▶Play
|d’Anthony Marciano, 2020, ****
Max voit approcher la quarantaine. Et, comme beaucoup de gens, c’est l’occasion pour lui de faire un petit bilan. Il décide donc de replonger dans ses tiroirs pour revoir toutes les bandes qu’il a tournées, depuis que, à 13 ans, sa mère lui a offert un caméscope. De ses premières vidéos de la vie quotidienne avec ses parents à ses premiers courts-métrages avec effets spéciaux, des râteaux filmés en direct par les potes à l’entassement de la foule sur les Champs-Élysées un soir de 98, des boîtes de nuit universitaires à la vie quotidienne avec sa femme et sa gosse.
Anthony Marciano et Max Boublil reprennent un principe classique : le found footage, vous savez, « on a trouvé des vidéos, on les regarde, qu’est-ce qu’elles vont bien montrer ? » Ce style est très souvent utilisé dans les films d’horreur : c’est une astuce facile pour préserver le suspense, en laissant le spectateur imaginer que le héros n’a pas forcément survécu. Pensez à Cannibal holocaust, au Projet Blair Witch, à The last horror movie, à l’interminable série des Paranormal activity et à Cloverfield, par exemple. D’ailleurs, à première vue, il serait naturel de penser que ️▶Play est la suite de [⏺Rec].
Du coup, à la fin de l’avant-première, j’avais très envie de leur demander s’ils considéraient la vie ordinaire d’un adolescent puis d’un jeune adulte comme un sujet d’épouvante.
Ici, le found footage n’a en effet pas pour but de soutenir le suspense. C’est d’abord une logique narrative, le héros se repenchant sur tous ces petits moments magiques de son existence. C’est ensuite une recette de madeleine : cette astuce permet aux auteurs de nous faire revoir les années 90 et 00 comme on les a vues à l’époque.

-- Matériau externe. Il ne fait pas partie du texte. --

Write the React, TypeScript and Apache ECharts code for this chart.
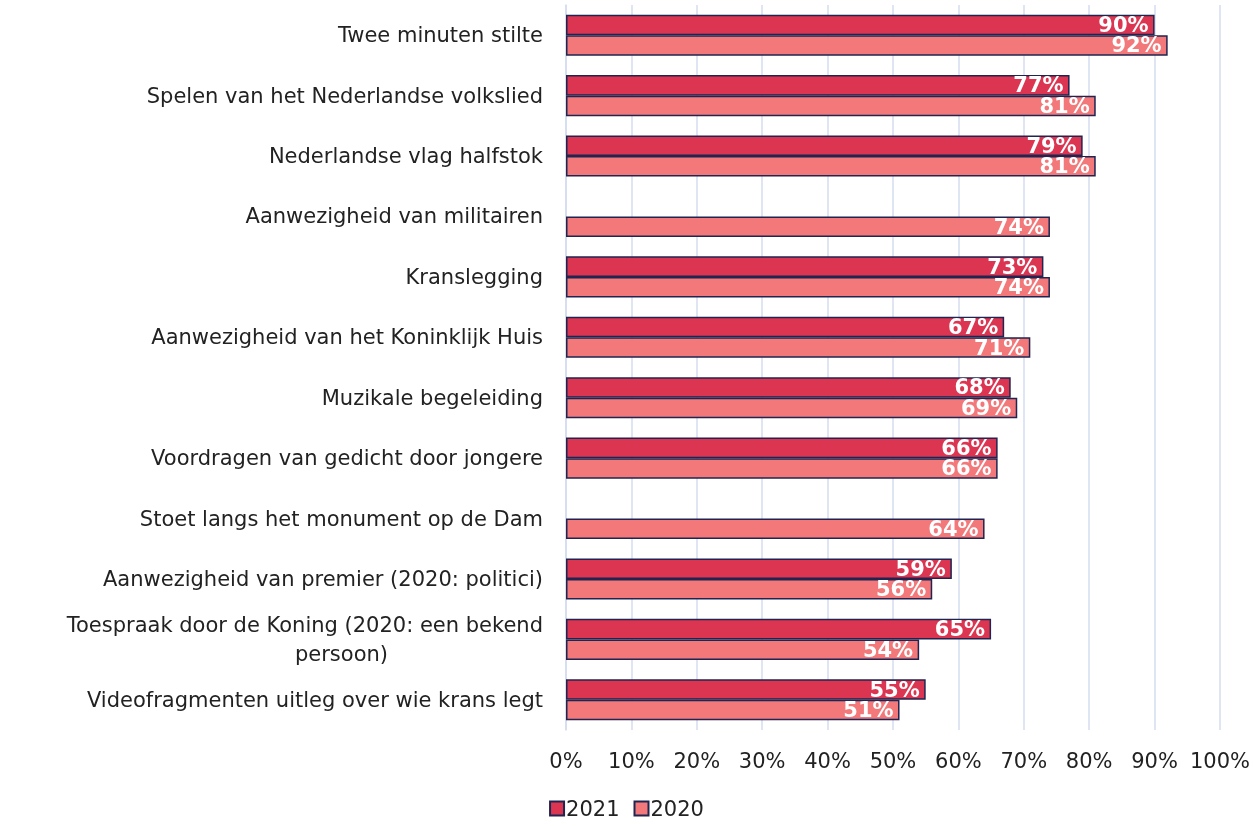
import React, { useEffect, useRef } from "react";
import * as echarts from "echarts";

const categories = [
  "Twee minuten stilte",
  "Spelen van het Nederlandse volkslied",
  "Nederlandse vlag halfstok",
  "Aanwezigheid van militairen",
  "Kranslegging",
  "Aanwezigheid van het Koninklijk Huis",
  "Muzikale begeleiding",
  "Voordragen van gedicht door jongere",
  "Stoet langs het monument op de Dam",
  "Aanwezigheid van premier (2020: politici)",
  "Toespraak door de Koning (2020: een bekend persoon)",
  "Videofragmenten uitleg over wie krans legt",
];
const values2021 = [90, 77, 79, null, 73, 67, 68, 66, null, 59, 65, 55];
const values2020 = [92, 81, 81, 74, 74, 71, 69, 66, 64, 56, 54, 51];
const seriesNames = ["2021", "2020"];

const FONT = "DejaVu Sans";
const FS = 21;

export default function App() {
  const ref = useRef<HTMLDivElement>(null);
  useEffect(() => {
    if (!ref.current) return;
    const chart = echarts.init(ref.current, null, { renderer: "svg" });
    const label = {
      show: true,
      position: "insideRight",
      distance: 6,
      color: "#ffffff",
      fontWeight: "bold",
      fontSize: 21,
      fontFamily: FONT,
      formatter: "{c}%",
    };
    chart.setOption({
      animation: false,
      grid: { left: 566, right: 33, top: 5, bottom: 96, containLabel: false },
      xAxis: {
        type: "value",
        min: 0,
        max: 100,
        interval: 10,
        axisLabel: {
          formatter: "{value}%",
          fontSize: FS,
          fontFamily: FONT,
          color: "#222",
          margin: 20,
        },
        axisLine: { show: false },
        axisTick: { show: false },
        splitLine: { show: true, lineStyle: { color: "#D6DDF0", width: 1.5 } },
      },
      yAxis: {
        type: "category",
        data: categories,
        inverse: true,
        axisTick: { show: false },
        axisLine: { show: true, lineStyle: { color: "#D6DDF0", width: 1.5 } },
        axisLabel: {
          fontSize: FS,
          fontFamily: FONT,
          color: "#222",
          margin: 23,
          lineHeight: 29,
          formatter: (v: string) =>
            v === categories[10]
              ? "{a|Toespraak door de Koning (2020: een bekend}\n{b|persoon)}"
              : v,
          rich: {
            a: { fontSize: FS, fontFamily: FONT, color: "#222", lineHeight: 29 },
            b: {
              fontSize: FS,
              fontFamily: FONT,
              color: "#222",
              lineHeight: 29,
              padding: [0, 155, 0, 0],
            },
          },
        },
      },
      legend: {
        bottom: 2,
        left: "center",
        icon: "rect",
        itemWidth: 14,
        itemHeight: 14,
        itemGap: 14,
        textStyle: { fontSize: FS, fontFamily: FONT, color: "#222", padding: [0, 0, 0, -3] },
        data: seriesNames,
      },
      series: [
        {
          name: seriesNames[0],
          type: "bar",
          data: values2021,
          barGap: "0%",
          barCategoryGap: "32%",
          itemStyle: { color: "#DC3552", borderColor: "#1F2550", borderWidth: 1.5 },
          label,
        },
        {
          name: seriesNames[1],
          type: "bar",
          data: values2020,
          barGap: "0%",
          barCategoryGap: "32%",
          itemStyle: { color: "#F2787A", borderColor: "#1F2550", borderWidth: 1.5 },
          label,
        },
      ],
    });
    return () => chart.dispose();
  }, []);
  return (
    <div
      ref={ref}
      style={{ position: "fixed", left: 0, top: 0, width: 1253, height: 826 }}
    />
  );
}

Avec la même qualité d’image, le même point de vue parfois hésitant et tremblotant au fil des verres 1, et du coup la même ambiance pleine d’espoirs et de désillusions.
La bande-son, les sujets d’actualité, la façon de parler, les coiffures et les vêtements, tout renvoie évidemment à l’époque. On se surprend d’ailleurs plus d’une fois à se demander ce qui sort d’un tiroir d’archives et ce qui a été re-tourné récemment (il y a tout de même parfois des indices : Chabat était plus jeune en 1993). La question est d’autant plus légitime que, de l’aveu des auteurs, le film utilise parfois des images d’époque et mélange leurs anecdotes et souvenirs réels pour construire une trame complète crédible. Les acteurs font un boulot remarquable qui participe totalement à l’immersion du spectateur et à l’impression de revoir sa propre jeunesse — même si, pour ma part, j’étais assez loin des soucis parisiens de l’époque.
Ancré dans son temps, ▶Play s’adresse très clairement aux millésimés 1975 à 1985, en gros. Ceux qui ont découvert la politique avec Mitterrand mais s’y sont intéressés en votant Chirac (volontairement ou non), ceux qui ont rempli des dossiers Erasmus pour passer un an à Barcelone ou à Berlin, ceux qui ont échappé de justesse au service militaire2 mais ont encore pu passer un DEUG, ceux qui ont roulé leurs premières pelles sur Come as you are et foiré leur année après une rupture sur Passive aggressive.
Oui, mais.
Mais les réactions de la salle montrent qu’il dépasse largement cette cible. Les sexagénaires y trouvent leur compte : si le cadre est très précis, le fond est assez universel. Il s’agit de la découverte de la vie, des hésitations, des espoirs, des joies et des drames qui font passer de la quinzaine à la quarantaine. Il s’agit de toutes les occasions manquées, des maladresses, des timidités, des courages et des succès inattendus, dans les études, les amours, le travail et l’éducation de la génération suivante. Il s’agit des gens perdus de vue à qui l’on repense toujours vingt ans après, de ceux qu’on a oubliés, de ceux à qui l’on continue à envoyer des messages de temps en temps, de ceux qui tournent les pages et de ceux qui continuent à écrire sur la même. Il s’agit des moments où l’on fait le bilan en se demandant : « Et si j’avais fait ça ? » et « Et si je faisais ça ? »
Et cela, c’est une expérience humaine de base, qui ne se limite pas aux actuels (pré-)quadragénaires.
Les migraineux et les nauséeux auront peut-être un peu de mal avec la forme et la prise de son de certains passages, conformes à l’ambiance du moment. Mais pour les autres, ▶Play sera sans doute une excellente surprise, bien plus humaine, complète et touchante que son approche « comédie adolescente » pourrait le laisser penser au premier abord.